AS TRÊS MARIAS - capítulo 07 - DOIS PAIS PARA AS TRÊS

Foi uma noite especialmente gostosa, de muito papo, muita recordação e brincadeiras.

O ápice da curtição ficou por conta da decisão de todos dormirem juntos na sala. Para isso, afastaram os móveis, espalharam colchões e edredons pelo chão, e organizaram a bagunça. Mas, dormir que é bom, só depois de mais um bom tempo contando causos antigos e rindo a valer.

O sol despontou sorrateiro, na vidraça da janela, esticando uma nesga de seus raios, até atingir a face de Cíntia, que acordou em meio àquele amontoado de gente. Até Sal ressonava a um canto, esparramado e agarrado ao pé da poltrona. Riu da cena, levantou e foi à cozinha, para verificar a origem do cheiro bom que lhe chegava às narinas. Deu com Francine, preparando café e bolinhos de chuva. Lembrou-se de Vó Dulce, que gostava de agradá-las com essa guloseima.

- Perdeu o sono ou sentiu fome, mãe?

- Dormi pouco, sim, mas porque fiquei pensando em termos uma conversa, eu e você.

- Puxa vida! Pra querer conversar logo cedo, deve ser coisa séria.

- Pode apostar que sim, e não é algo fácil de transmitir, mas a verdade tem de prevalecer.

- Estou ficando preocupada. É melhor dizer tudo de uma vez.

- Vim pra cá pensando no pior, quando me disseram que você tinha surtado, e o que mais me incomodava, além de não perdê-la ou ver sua saúde comprometida, era não poder revelar o que guardei em meu íntimo, durante muito tempo, mesmo antes de seu pai falecer.

- Isso tem algo a ver com ele?

- Tem sim. Ele era um homem muito doente, e descobriu que estava condenado a uma vida curta, poucos meses após nosso casamento. Como eu não engravidava, nós dois fizemos vários exames, e aí foi descoberto o tumor que o tornara estéril, e o mataria, anos depois.

- Como ele poderia ser estéril e ter três filhas?

- Eis a principal revelação. Tanto ele quanto eu, até aquela época, só falávamos em filhos e família grande, mas os médicos foram enfáticos em dizer que não havia a menor possibilidade, nem mesmo de utilizar seu esperma, pois seu organismo já não mais o produzia. Após alguns dias de tristeza e muita choradeira, ele chegou em casa, acompanhado de um amigo. Só que esse tal amigo tinha sido meu namorado, antes de eu e seu pai nos aproximarmos. Era uma pessoa muito bacana, com quem eu tinha vivido um período intenso, na adolescência. Por intermédio dele é que me tornei mulher, como se diz, normalmente. Tive com ele minha primeira relação sexual.
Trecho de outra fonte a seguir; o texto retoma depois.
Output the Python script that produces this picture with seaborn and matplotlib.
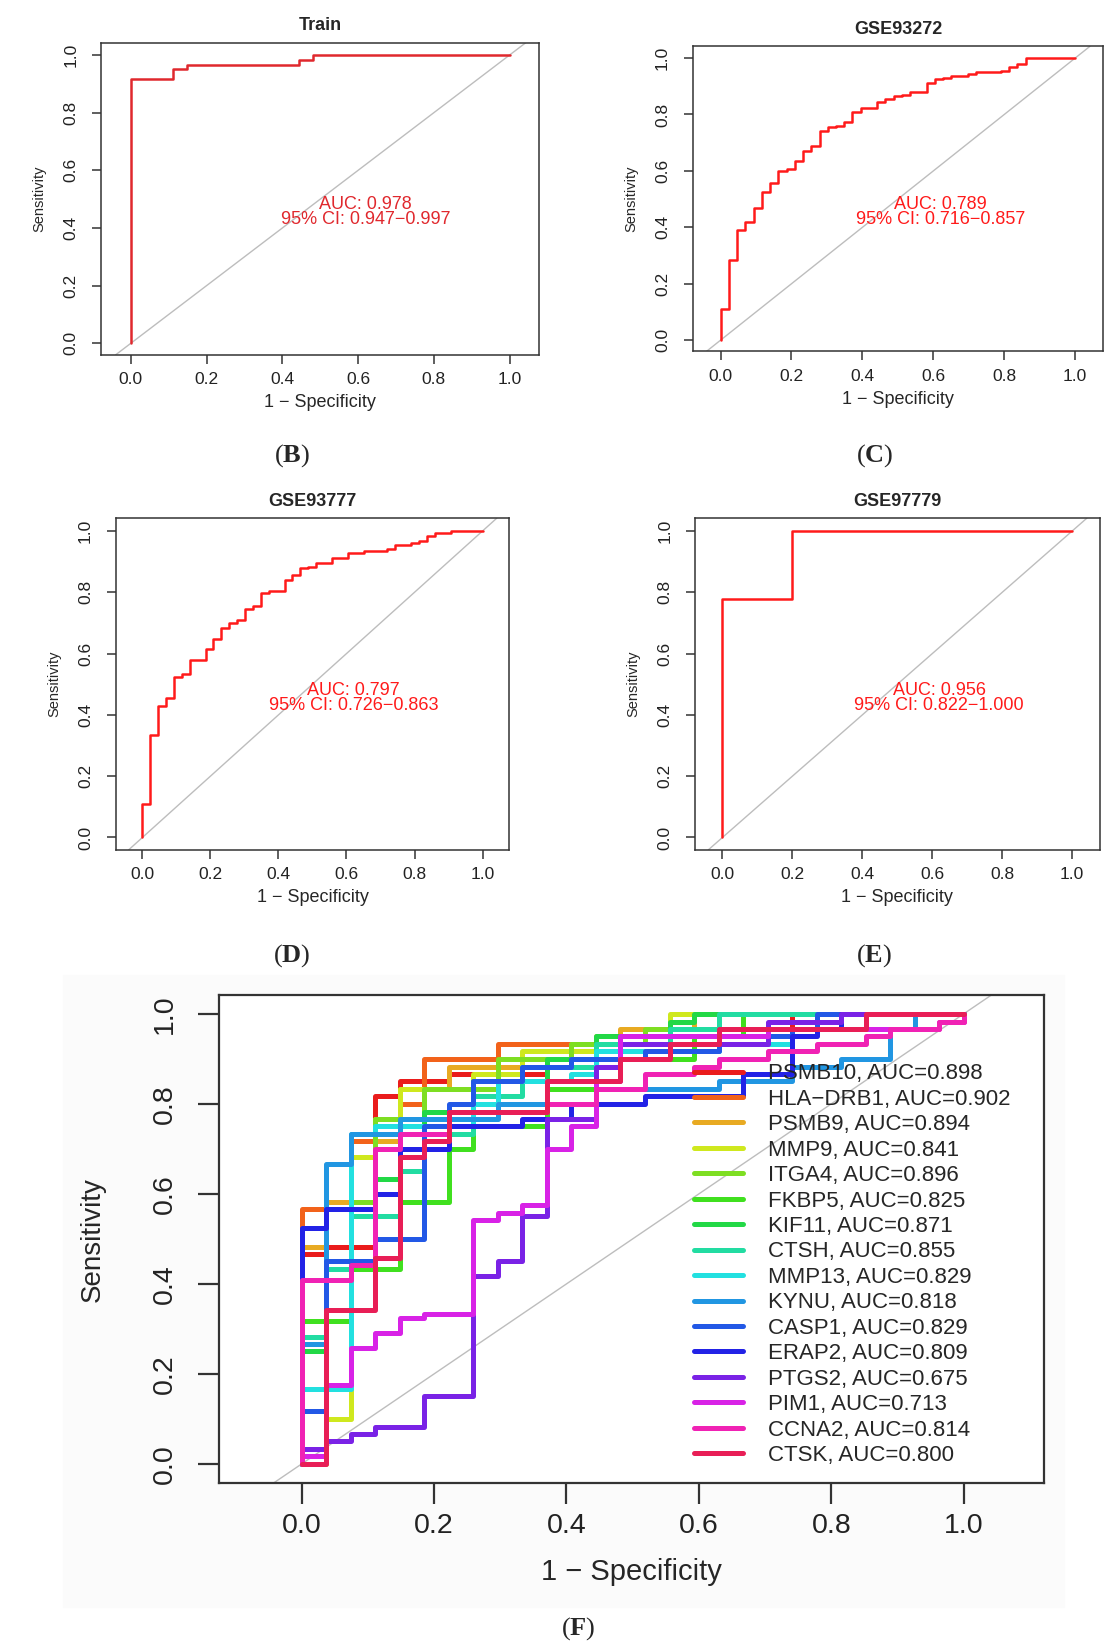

Cíntia permanecia de olhos arregalados, como que hipnotizada pela revelação.

- Seu pai viu nele a solução (mesmo que insólita) para nosso problema. Fiquei horrorizada com a ideia, mas conversamos tanto, e a pessoa escolhida era tão afável e cordata, com quem eu sempre tivera só coisas boas, que acabei cedendo e concordando com o plano. Lélio, esse era seu nome, fazia o possível para que eu não me sentisse constrangida, e após proporcionar-me as três concepções, afastou-se, cordialmente, visitando-nos apenas esporadicamente.

- Então tio Lélio é nosso pai biológico?

- Sim. Após alguns anos aparecendo como seu tio, ele resolveu ir para o exterior, por sentir muito apego por vocês, Foi viver na França, como representante do pai, um vinhateiro famoso em Portugal. Após a morte do pai de vocês, resolvi encontrá-lo e, aos poucos, convencê-lo a retornar e se apresentar às suas filhas, dizendo o que lhe digo agora. No entanto, encontrei-o vivendo só e doente. Estava, precocemente, envelhecido, e após pouco mais de um ano, também se foi.

- Perdemos dois pais, sem nem conhecê-los melhor. Por que isso?

- Foi muito difícil para mim. Seu Alonso, pai de Lélio, tinha perdido sua esposa há pouco, e acabamos nos consolando, mutuamente, viajando por Portugal e conhecendo os locais de origem da família. Ao longo dos anos, nossa amizade foi se tornando algo mais íntimo e sério, e hoje nós dividimos o mesmo teto, minha filha. É muito complicado lhe dizer tudo que lhe digo.

- Mas, mãe! Esse senhor deve ter idade para ser seu pai.

- Vinte e um anos a mais, mas é um companheiro atencioso, amável e presente.

- O que você espera que eu diga, depois de ouvir tanta coisa perturbadora?

- Que vai tentar entender, que não se oporá e que podemos conviver sem problemas.

Cíntia nada disse. Apenas abraçou a mãe, chorando muito. Era, porém, um choro benigno.